EXERCISE REQUIREMENTS —
Write out the entire listing below exactly as it appears, minus any pictures.

== GIVEN MATERIAL ==

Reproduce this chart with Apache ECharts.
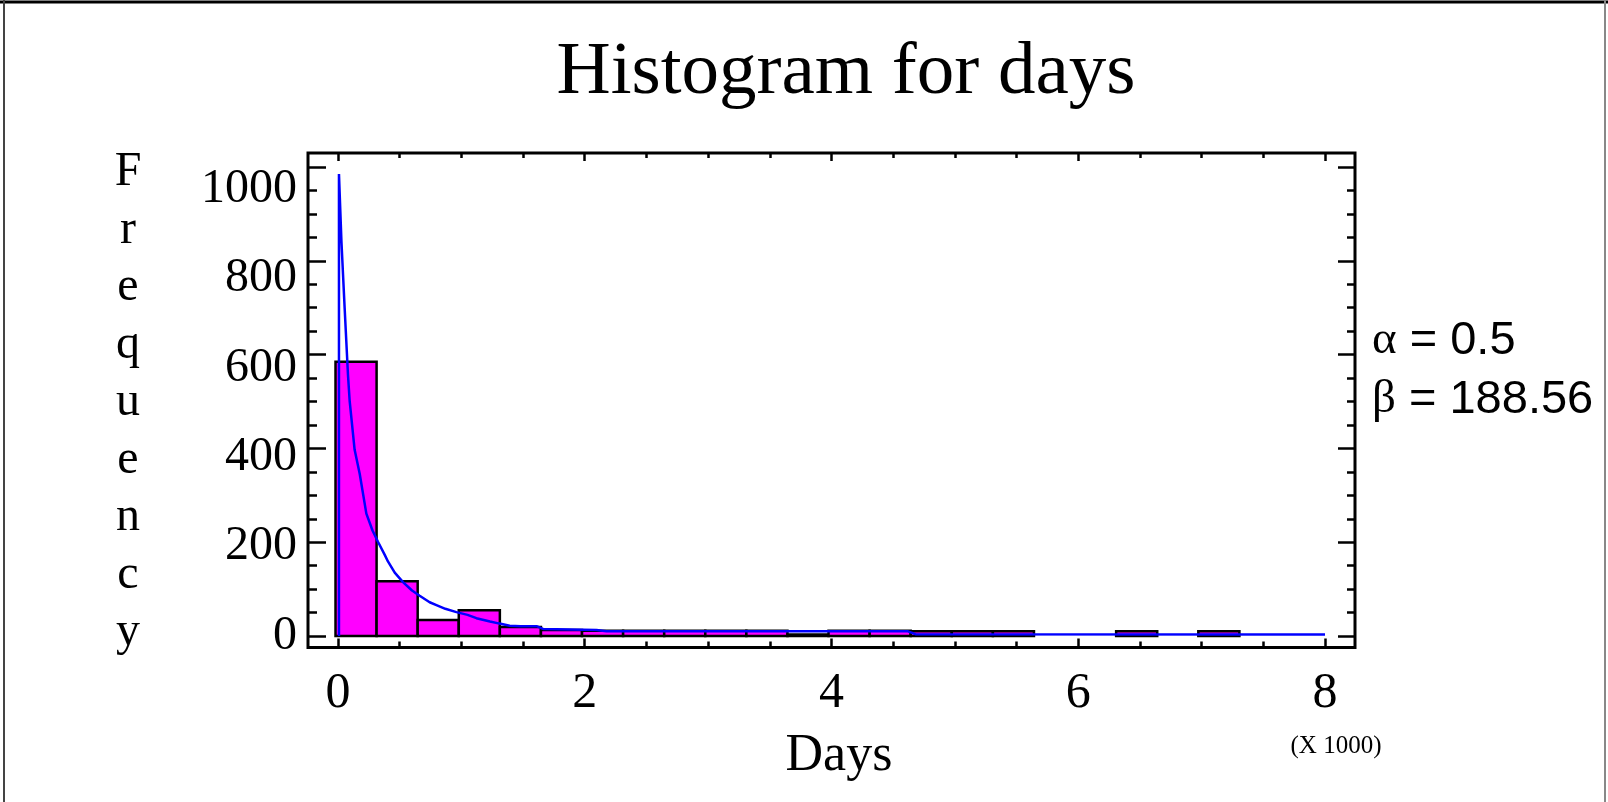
<!DOCTYPE html>
<html><head><meta charset="utf-8">
<script src="https://cdn.jsdelivr.net/npm/echarts@6/dist/echarts.min.js"></script>
<style>html,body{margin:0;padding:0;background:#fff}#c{width:1608px;height:802px}</style>
</head><body><div id="c"></div>
<script>
// ---- data ----
const binStart = -20;          // days
const binWidth = 333;          // days
const binCounts = [585,117,34,55,19,13,11,11,11,11,11,3,11,11,10,10,10,0,0,10,0,10,0,0];
const curveDays = [8,8,28,54,81,95,135,176,230,280,324,379,405,460,527,600,662,743,798,870,960,1050,1122,1232,1300,1392,1480,1609,1662,2095,2176,4620,4680,8000];
const curveFreq = [0,985,841,699,557,500,397,346,261,225,201,173,159,135,115,97,86,72,66,58,51,45,38,31,27,22,21,21,15,13,10,10,4,3];
const xMajorTicks = [0,2000,4000,6000,8000];
const xMinorTicks = [0,500,1000,1500,2000,2500,3000,3500,4000,4500,5000,5500,6000,6500,7000,7500,8000];
const xTickLabels = ['0','2','4','6','8'];
const yMajorTicks = [0,200,400,600,800,1000];
const yMinorTicks = [0,50,100,150,200,250,300,350,400,450,500,550,600,650,700,750,800,850,900,950,1000];
const yTickLabels = ['0','200','400','600','800','1000'];
const titleText = 'Histogram for days';
const xName = 'Days';
const xUnit = '(X 1000)';
const yName = 'Frequency';
const alphaText = '0.5';
const betaText = '188.56';

// ---- chart ----
const chart = echarts.init(document.getElementById('c'), null, {renderer:'canvas'});
const SERIF = 'Liberation Serif';
const SANS = 'Liberation Sans';

function xAx(pos, vals, len, labels) {
  return {
    type:'value', position:pos, min:-243, max:8243,
    axisLine:{show:false, onZero:false}, splitLine:{show:false},
    axisTick:{show:true, inside:true, length:len, customValues:vals, lineStyle:{color:'#000', width:2.5}},
    axisLabel: labels ? {show:true, customValues:xMajorTicks,
      formatter:(v)=>xTickLabels[xMajorTicks.indexOf(v)] ?? '',
      fontFamily:SERIF, fontSize:50, lineHeight:50, color:'#000', margin:21} : {show:false}
  };
}
function yAx(pos, vals, len) {
  return {
    type:'value', position:pos, min:-24.5, max:1029.8,
    axisLine:{show:false, onZero:false}, splitLine:{show:false},
    axisTick:{show:true, inside:true, length:len, customValues:vals, lineStyle:{color:'#000', width:2.5}},
    axisLabel:{show:false}
  };
}

const histData = [];
binCounts.forEach((c,i)=>{ if (c>0) histData.push([binStart+i*binWidth, binStart+(i+1)*binWidth, c]); });
const curveData = curveDays.map((d,i)=>[d, curveFreq[i]]);

const option = {
  animation:false,
  backgroundColor:'#fff',
  grid:{left:308, top:153, width:1047, height:494.5, show:true, borderColor:'#000', borderWidth:3, backgroundColor:'transparent'},
  xAxis:[
    xAx('bottom', xMajorTicks, 9, true),
    xAx('bottom', xMinorTicks, 6, false),
    xAx('top', xMajorTicks, 8, false),
    xAx('top', xMinorTicks, 5, false)
  ],
  yAxis:[
    yAx('left', yMajorTicks, 18),
    yAx('left', yMinorTicks, 9),
    yAx('right', yMajorTicks, 17),
    yAx('right', yMinorTicks, 8),
    {type:'value', position:'left', min:-25.5, max:1081,
     axisLine:{show:false, onZero:false}, splitLine:{show:false}, axisTick:{show:false},
     axisLabel:{show:true, customValues:yMajorTicks,
       formatter:(v)=>yTickLabels[yMajorTicks.indexOf(v)] ?? '',
       fontFamily:SERIF, fontSize:48, color:'#000', margin:11}}
  ],
  series:[
    {type:'custom', xAxisIndex:0, yAxisIndex:0, data:histData,
     encode:{x:[0,1], y:2},
     renderItem:(params, api)=>{
       const p0 = api.coord([api.value(0), api.value(2)]);
       const p1 = api.coord([api.value(1), 0]);
       return {type:'rect', shape:{x:p0[0], y:p0[1], width:p1[0]-p0[0], height:p1[1]-p0[1]},
               style:{fill:'#FF00FF', stroke:'#000', lineWidth:2.5}};
     }, z:2},
    {type:'line', xAxisIndex:0, yAxisIndex:0, data:curveData, showSymbol:false, symbol:'none',
     lineStyle:{color:'#0000FF', width:2.5}, z:3}
  ],
  graphic:[
    {type:'line', shape:{x1:0, y1:2, x2:1608, y2:2}, style:{stroke:'#000', lineWidth:3}},
    {type:'line', shape:{x1:4, y1:0, x2:4, y2:802}, style:{stroke:'#444', lineWidth:2}},
    {type:'line', shape:{x1:1605, y1:0, x2:1605, y2:802}, style:{stroke:'#888', lineWidth:2}},
    {type:'text', style:{text:titleText, x:846, y:73, font:'75px "Liberation Serif"', fill:'#000', textAlign:'center', textVerticalAlign:'middle'}},
    {type:'text', style:{text:xName, x:839, y:756, font:'52px "Liberation Serif"', fill:'#000', textAlign:'center', textVerticalAlign:'middle'}},
    {type:'text', style:{text:xUnit, x:1336, y:746, font:'25px "Liberation Serif"', fill:'#000', textAlign:'center', textVerticalAlign:'middle'}},
    {type:'text', style:{text:yName.split('').join('\n'), x:128, y:144, font:'48px "Liberation Serif"', lineHeight:57.5, fill:'#000', textAlign:'center', textVerticalAlign:'top'}},
    {type:'text', style:{text:'{g|α}{t| = '+alphaText+'}', x:1372, y:341, textAlign:'left', textVerticalAlign:'middle', fill:'#000',
      rich:{g:{fontFamily:SERIF, fontSize:47, fill:'#000'}, t:{fontFamily:SANS, fontSize:47, fill:'#000'}}}},
    {type:'text', style:{text:'{g|β}{t| = '+betaText+'}', x:1372, y:400, textAlign:'left', textVerticalAlign:'middle', fill:'#000',
      rich:{g:{fontFamily:SERIF, fontSize:47, fill:'#000'}, t:{fontFamily:SANS, fontSize:47, fill:'#000'}}}}
  ]
};
chart.setOption(option);
</script>
</body></html>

===

SOLUTION TO THE EXERCISE —
Reproduce this chart with Apache ECharts.
<!DOCTYPE html>
<html><head><meta charset="utf-8">
<script src="https://cdn.jsdelivr.net/npm/echarts@6/dist/echarts.min.js"></script>
<style>html,body{margin:0;padding:0;background:#fff}#c{width:1608px;height:802px}</style>
</head><body><div id="c"></div>
<script>
// ---- data ----
const binStart = -20;          // days
const binWidth = 333;          // days
const binCounts = [585,117,34,55,19,13,11,11,11,11,11,3,11,11,10,10,10,0,0,10,0,10,0,0];
const curveDays = [8,8,28,54,81,95,135,176,230,280,324,379,405,460,527,600,662,743,798,870,960,1050,1122,1232,1300,1392,1480,1609,1662,2095,2176,4620,4680,8000];
const curveFreq = [0,985,841,699,557,500,397,346,261,225,201,173,159,135,115,97,86,72,66,58,51,45,38,31,27,22,21,21,15,13,10,10,4,3];
const xMajorTicks = [0,2000,4000,6000,8000];
const xMinorTicks = [0,500,1000,1500,2000,2500,3000,3500,4000,4500,5000,5500,6000,6500,7000,7500,8000];
const xTickLabels = ['0','2','4','6','8'];
const yMajorTicks = [0,200,400,600,800,1000];
const yMinorTicks = [0,50,100,150,200,250,300,350,400,450,500,550,600,650,700,750,800,850,900,950,1000];
const yTickLabels = ['0','200','400','600','800','1000'];
const titleText = 'Histogram for days';
const xName = 'Days';
const xUnit = '(X 1000)';
const yName = 'Frequency';
const alphaText = '0.5';
const betaText = '188.56';

// ---- chart ----
const chart = echarts.init(document.getElementById('c'), null, {renderer:'canvas'});
const SERIF = 'Liberation Serif';
const SANS = 'Liberation Sans';

function xAx(pos, vals, len, labels) {
  return {
    type:'value', position:pos, min:-243, max:8243,
    axisLine:{show:false, onZero:false}, splitLine:{show:false},
    axisTick:{show:true, inside:true, length:len, customValues:vals, lineStyle:{color:'#000', width:2.5}},
    axisLabel: labels ? {show:true, customValues:xMajorTicks,
      formatter:(v)=>xTickLabels[xMajorTicks.indexOf(v)] ?? '',
      fontFamily:SERIF, fontSize:50, lineHeight:50, color:'#000', margin:21} : {show:false}
  };
}
function yAx(pos, vals, len) {
  return {
    type:'value', position:pos, min:-24.5, max:1029.8,
    axisLine:{show:false, onZero:false}, splitLine:{show:false},
    axisTick:{show:true, inside:true, length:len, customValues:vals, lineStyle:{color:'#000', width:2.5}},
    axisLabel:{show:false}
  };
}

const histData = [];
binCounts.forEach((c,i)=>{ if (c>0) histData.push([binStart+i*binWidth, binStart+(i+1)*binWidth, c]); });
const curveData = curveDays.map((d,i)=>[d, curveFreq[i]]);

const option = {
  animation:false,
  backgroundColor:'#fff',
  grid:{left:308, top:153, width:1047, height:494.5, show:true, borderColor:'#000', borderWidth:3, backgroundColor:'transparent'},
  xAxis:[
    xAx('bottom', xMajorTicks, 9, true),
    xAx('bottom', xMinorTicks, 6, false),
    xAx('top', xMajorTicks, 8, false),
    xAx('top', xMinorTicks, 5, false)
  ],
  yAxis:[
    yAx('left', yMajorTicks, 18),
    yAx('left', yMinorTicks, 9),
    yAx('right', yMajorTicks, 17),
    yAx('right', yMinorTicks, 8),
    {type:'value', position:'left', min:-25.5, max:1081,
     axisLine:{show:false, onZero:false}, splitLine:{show:false}, axisTick:{show:false},
     axisLabel:{show:true, customValues:yMajorTicks,
       formatter:(v)=>yTickLabels[yMajorTicks.indexOf(v)] ?? '',
       fontFamily:SERIF, fontSize:48, color:'#000', margin:11}}
  ],
  series:[
    {type:'custom', xAxisIndex:0, yAxisIndex:0, data:histData,
     encode:{x:[0,1], y:2},
     renderItem:(params, api)=>{
       const p0 = api.coord([api.value(0), api.value(2)]);
       const p1 = api.coord([api.value(1), 0]);
       return {type:'rect', shape:{x:p0[0], y:p0[1], width:p1[0]-p0[0], height:p1[1]-p0[1]},
               style:{fill:'#FF00FF', stroke:'#000', lineWidth:2.5}};
     }, z:2},
    {type:'line', xAxisIndex:0, yAxisIndex:0, data:curveData, showSymbol:false, symbol:'none',
     lineStyle:{color:'#0000FF', width:2.5}, z:3}
  ],
  graphic:[
    {type:'line', shape:{x1:0, y1:2, x2:1608, y2:2}, style:{stroke:'#000', lineWidth:3}},
    {type:'line', shape:{x1:4, y1:0, x2:4, y2:802}, style:{stroke:'#444', lineWidth:2}},
    {type:'line', shape:{x1:1605, y1:0, x2:1605, y2:802}, style:{stroke:'#888', lineWidth:2}},
    {type:'text', style:{text:titleText, x:846, y:73, font:'75px "Liberation Serif"', fill:'#000', textAlign:'center', textVerticalAlign:'middle'}},
    {type:'text', style:{text:xName, x:839, y:756, font:'52px "Liberation Serif"', fill:'#000', textAlign:'center', textVerticalAlign:'middle'}},
    {type:'text', style:{text:xUnit, x:1336, y:746, font:'25px "Liberation Serif"', fill:'#000', textAlign:'center', textVerticalAlign:'middle'}},
    {type:'text', style:{text:yName.split('').join('\n'), x:128, y:144, font:'48px "Liberation Serif"', lineHeight:57.5, fill:'#000', textAlign:'center', textVerticalAlign:'top'}},
    {type:'text', style:{text:'{g|α}{t| = '+alphaText+'}', x:1372, y:341, textAlign:'left', textVerticalAlign:'middle', fill:'#000',
      rich:{g:{fontFamily:SERIF, fontSize:47, fill:'#000'}, t:{fontFamily:SANS, fontSize:47, fill:'#000'}}}},
    {type:'text', style:{text:'{g|β}{t| = '+betaText+'}', x:1372, y:400, textAlign:'left', textVerticalAlign:'middle', fill:'#000',
      rich:{g:{fontFamily:SERIF, fontSize:47, fill:'#000'}, t:{fontFamily:SANS, fontSize:47, fill:'#000'}}}}
  ]
};
chart.setOption(option);
</script>
</body></html>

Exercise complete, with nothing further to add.